* [DATASET EXCERPTS]
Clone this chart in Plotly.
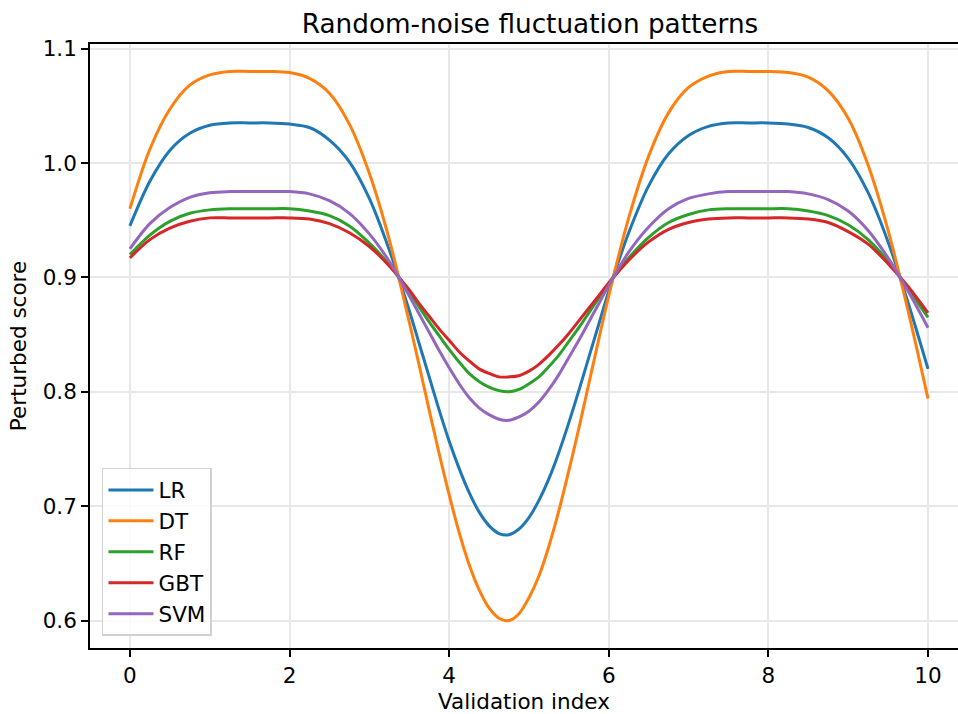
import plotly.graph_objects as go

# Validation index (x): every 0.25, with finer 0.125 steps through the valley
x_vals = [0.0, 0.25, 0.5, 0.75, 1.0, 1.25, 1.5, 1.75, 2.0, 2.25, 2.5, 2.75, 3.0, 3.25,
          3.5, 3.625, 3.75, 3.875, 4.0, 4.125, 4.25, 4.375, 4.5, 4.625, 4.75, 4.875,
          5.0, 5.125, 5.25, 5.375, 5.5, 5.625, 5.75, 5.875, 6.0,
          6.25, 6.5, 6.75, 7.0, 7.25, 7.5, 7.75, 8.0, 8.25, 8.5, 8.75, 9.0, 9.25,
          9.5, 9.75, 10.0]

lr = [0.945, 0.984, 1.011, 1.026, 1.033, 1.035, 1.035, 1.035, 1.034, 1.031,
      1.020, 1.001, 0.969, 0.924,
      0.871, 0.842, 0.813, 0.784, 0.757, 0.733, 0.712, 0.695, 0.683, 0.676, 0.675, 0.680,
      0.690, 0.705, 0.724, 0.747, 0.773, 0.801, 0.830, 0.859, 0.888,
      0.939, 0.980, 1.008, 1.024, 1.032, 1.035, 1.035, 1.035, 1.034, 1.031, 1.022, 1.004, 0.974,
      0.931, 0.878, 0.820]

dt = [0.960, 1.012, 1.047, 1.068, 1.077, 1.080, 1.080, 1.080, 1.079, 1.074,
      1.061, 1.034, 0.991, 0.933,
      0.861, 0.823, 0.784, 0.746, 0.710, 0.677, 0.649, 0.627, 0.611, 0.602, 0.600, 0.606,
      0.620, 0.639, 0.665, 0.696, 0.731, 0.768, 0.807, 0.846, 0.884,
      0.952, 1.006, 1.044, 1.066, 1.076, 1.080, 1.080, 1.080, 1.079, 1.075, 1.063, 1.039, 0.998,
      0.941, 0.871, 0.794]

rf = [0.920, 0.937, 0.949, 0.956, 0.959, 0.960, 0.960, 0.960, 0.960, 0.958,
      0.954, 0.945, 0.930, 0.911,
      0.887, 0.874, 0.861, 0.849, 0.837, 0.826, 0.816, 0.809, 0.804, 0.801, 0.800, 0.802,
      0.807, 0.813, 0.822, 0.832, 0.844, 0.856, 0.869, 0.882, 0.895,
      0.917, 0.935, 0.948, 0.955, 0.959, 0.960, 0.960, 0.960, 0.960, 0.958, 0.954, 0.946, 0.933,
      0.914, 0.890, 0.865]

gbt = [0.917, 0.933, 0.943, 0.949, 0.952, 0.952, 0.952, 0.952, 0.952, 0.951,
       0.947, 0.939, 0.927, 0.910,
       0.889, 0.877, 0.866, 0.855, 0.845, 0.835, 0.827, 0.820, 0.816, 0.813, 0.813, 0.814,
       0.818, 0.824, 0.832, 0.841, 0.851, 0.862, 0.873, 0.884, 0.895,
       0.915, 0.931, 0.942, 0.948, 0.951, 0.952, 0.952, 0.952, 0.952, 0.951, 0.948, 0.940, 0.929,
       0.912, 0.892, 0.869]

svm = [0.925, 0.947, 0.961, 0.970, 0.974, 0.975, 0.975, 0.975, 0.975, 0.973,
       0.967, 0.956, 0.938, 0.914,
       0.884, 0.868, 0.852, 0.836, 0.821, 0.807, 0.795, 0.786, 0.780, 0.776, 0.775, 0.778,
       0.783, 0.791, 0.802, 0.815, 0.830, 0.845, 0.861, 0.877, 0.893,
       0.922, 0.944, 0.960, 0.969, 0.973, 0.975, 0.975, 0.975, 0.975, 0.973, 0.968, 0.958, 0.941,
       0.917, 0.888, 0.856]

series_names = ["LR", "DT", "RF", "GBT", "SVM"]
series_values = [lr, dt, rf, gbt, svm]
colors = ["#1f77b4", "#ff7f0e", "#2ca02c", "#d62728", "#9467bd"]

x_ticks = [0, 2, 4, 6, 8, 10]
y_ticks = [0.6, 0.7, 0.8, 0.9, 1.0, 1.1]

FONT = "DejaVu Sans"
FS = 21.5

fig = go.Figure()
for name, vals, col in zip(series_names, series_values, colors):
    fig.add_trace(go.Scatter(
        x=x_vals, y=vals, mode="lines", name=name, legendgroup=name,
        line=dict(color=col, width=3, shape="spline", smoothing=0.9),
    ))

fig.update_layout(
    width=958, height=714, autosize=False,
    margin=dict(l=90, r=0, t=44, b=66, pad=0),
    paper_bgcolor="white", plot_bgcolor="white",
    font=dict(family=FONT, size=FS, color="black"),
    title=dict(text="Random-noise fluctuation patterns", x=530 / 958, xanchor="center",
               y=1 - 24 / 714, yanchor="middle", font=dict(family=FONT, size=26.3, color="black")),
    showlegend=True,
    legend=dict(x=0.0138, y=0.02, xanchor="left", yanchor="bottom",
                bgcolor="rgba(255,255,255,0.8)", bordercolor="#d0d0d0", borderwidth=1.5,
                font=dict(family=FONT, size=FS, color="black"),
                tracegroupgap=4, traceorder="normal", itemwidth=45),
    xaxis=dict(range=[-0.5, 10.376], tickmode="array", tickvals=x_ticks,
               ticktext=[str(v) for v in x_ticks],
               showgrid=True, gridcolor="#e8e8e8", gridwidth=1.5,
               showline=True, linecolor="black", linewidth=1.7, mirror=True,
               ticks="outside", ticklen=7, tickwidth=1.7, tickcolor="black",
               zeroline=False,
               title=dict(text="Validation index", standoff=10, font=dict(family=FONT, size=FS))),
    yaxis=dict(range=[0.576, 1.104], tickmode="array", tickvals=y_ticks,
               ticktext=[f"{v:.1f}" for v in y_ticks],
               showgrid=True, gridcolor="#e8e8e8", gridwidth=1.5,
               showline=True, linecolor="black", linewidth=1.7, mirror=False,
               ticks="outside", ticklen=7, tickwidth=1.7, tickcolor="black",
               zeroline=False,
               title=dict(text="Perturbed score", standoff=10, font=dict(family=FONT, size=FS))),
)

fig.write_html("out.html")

==

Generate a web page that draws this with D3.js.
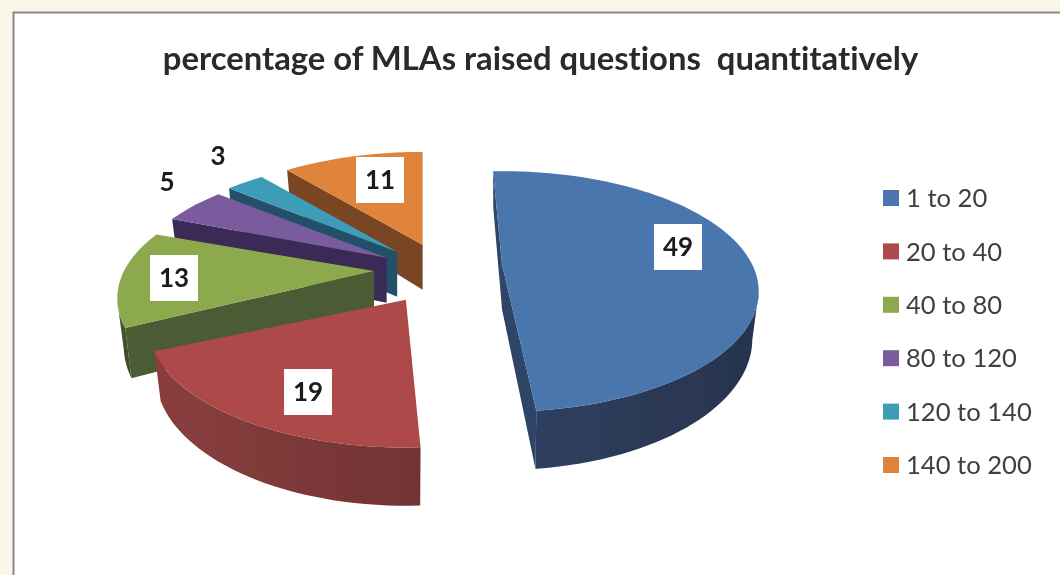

---

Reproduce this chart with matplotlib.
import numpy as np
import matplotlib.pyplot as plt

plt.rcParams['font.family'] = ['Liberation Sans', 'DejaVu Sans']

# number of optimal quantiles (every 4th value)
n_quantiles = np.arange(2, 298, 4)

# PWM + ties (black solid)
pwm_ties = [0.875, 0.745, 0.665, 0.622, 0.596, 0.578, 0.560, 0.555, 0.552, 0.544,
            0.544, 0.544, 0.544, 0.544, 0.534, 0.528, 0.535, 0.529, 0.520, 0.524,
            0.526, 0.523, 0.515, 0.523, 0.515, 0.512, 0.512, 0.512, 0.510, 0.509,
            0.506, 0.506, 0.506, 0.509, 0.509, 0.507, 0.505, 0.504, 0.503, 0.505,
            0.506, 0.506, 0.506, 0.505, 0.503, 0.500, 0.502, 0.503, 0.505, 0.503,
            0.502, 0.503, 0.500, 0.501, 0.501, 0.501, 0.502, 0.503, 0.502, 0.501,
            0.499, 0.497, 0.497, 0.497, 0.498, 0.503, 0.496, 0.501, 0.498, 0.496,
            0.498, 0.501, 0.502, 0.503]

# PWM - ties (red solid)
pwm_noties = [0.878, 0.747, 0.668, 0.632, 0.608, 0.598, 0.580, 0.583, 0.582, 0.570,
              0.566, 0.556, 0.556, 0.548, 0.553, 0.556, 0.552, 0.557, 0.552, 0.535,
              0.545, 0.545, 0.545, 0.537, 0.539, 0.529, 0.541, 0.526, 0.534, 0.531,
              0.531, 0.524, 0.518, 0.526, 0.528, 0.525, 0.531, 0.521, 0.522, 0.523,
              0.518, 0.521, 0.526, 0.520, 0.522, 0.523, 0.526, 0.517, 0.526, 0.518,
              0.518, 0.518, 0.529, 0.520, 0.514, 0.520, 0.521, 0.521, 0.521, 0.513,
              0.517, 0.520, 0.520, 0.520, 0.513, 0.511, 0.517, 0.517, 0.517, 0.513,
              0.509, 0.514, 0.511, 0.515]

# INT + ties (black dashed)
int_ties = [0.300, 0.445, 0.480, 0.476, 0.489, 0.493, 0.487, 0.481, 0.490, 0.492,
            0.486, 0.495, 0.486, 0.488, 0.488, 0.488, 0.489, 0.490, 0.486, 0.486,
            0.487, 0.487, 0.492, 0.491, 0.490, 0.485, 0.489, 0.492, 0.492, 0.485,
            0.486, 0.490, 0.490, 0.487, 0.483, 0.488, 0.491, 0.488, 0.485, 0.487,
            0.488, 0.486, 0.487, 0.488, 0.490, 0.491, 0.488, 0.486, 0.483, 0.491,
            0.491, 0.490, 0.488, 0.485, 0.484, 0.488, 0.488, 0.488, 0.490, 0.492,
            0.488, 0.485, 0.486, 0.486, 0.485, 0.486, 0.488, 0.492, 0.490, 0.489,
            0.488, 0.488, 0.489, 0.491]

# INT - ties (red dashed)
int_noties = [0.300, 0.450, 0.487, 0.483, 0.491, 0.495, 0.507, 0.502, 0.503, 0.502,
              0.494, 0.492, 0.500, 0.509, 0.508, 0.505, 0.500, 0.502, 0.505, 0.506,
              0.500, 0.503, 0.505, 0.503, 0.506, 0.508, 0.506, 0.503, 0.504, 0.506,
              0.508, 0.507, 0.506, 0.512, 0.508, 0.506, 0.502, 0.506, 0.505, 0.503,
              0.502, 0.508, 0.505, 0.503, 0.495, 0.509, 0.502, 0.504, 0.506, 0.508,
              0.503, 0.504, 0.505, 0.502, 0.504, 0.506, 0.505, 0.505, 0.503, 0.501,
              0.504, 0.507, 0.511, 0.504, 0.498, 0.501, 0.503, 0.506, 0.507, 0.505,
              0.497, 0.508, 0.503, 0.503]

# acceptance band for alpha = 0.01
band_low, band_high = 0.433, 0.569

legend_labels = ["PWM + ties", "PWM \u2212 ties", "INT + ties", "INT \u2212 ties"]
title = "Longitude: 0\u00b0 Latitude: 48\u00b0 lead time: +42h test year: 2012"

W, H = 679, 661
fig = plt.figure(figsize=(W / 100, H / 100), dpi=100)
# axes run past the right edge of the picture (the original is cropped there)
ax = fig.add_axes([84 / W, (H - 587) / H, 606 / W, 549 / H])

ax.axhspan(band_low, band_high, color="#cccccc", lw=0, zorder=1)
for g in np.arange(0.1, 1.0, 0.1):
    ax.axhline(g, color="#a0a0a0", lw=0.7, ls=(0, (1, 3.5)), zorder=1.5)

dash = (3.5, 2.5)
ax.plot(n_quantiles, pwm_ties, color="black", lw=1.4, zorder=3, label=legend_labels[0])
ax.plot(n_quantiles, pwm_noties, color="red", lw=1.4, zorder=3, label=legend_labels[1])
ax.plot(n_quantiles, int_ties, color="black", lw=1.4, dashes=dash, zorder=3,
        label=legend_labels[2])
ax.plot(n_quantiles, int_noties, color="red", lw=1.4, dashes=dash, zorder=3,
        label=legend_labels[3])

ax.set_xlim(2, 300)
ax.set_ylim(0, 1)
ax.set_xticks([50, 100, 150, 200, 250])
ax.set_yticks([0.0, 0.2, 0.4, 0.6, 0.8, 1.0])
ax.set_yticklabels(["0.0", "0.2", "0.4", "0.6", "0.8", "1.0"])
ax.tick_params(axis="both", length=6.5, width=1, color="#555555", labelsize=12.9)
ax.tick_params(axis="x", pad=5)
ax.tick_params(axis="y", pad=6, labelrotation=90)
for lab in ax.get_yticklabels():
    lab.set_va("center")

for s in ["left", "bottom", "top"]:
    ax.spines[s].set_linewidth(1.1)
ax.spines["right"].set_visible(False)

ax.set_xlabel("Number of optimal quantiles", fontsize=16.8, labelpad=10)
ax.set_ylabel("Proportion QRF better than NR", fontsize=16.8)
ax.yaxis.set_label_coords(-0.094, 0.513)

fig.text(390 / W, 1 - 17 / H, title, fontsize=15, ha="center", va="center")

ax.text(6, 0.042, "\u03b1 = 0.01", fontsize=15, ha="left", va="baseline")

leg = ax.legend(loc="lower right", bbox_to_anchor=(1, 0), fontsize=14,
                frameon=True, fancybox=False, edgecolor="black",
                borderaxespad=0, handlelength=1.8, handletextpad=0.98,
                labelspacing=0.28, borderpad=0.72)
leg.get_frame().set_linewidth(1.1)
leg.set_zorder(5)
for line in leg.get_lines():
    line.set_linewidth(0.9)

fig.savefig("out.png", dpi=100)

* [EXERCISE INSTRUCTIONS] Your job is to reproduce the lines from the one with "Clone this chart in Plotly." through the one with "9.5, 9.75, 10.0]", both kept, exactly as they are. Leave out the pictures.

* [FINAL ANSWER]
Clone this chart in Plotly.
import plotly.graph_objects as go

# Validation index (x): every 0.25, with finer 0.125 steps through the valley
x_vals = [0.0, 0.25, 0.5, 0.75, 1.0, 1.25, 1.5, 1.75, 2.0, 2.25, 2.5, 2.75, 3.0, 3.25,
          3.5, 3.625, 3.75, 3.875, 4.0, 4.125, 4.25, 4.375, 4.5, 4.625, 4.75, 4.875,
          5.0, 5.125, 5.25, 5.375, 5.5, 5.625, 5.75, 5.875, 6.0,
          6.25, 6.5, 6.75, 7.0, 7.25, 7.5, 7.75, 8.0, 8.25, 8.5, 8.75, 9.0, 9.25,
          9.5, 9.75, 10.0]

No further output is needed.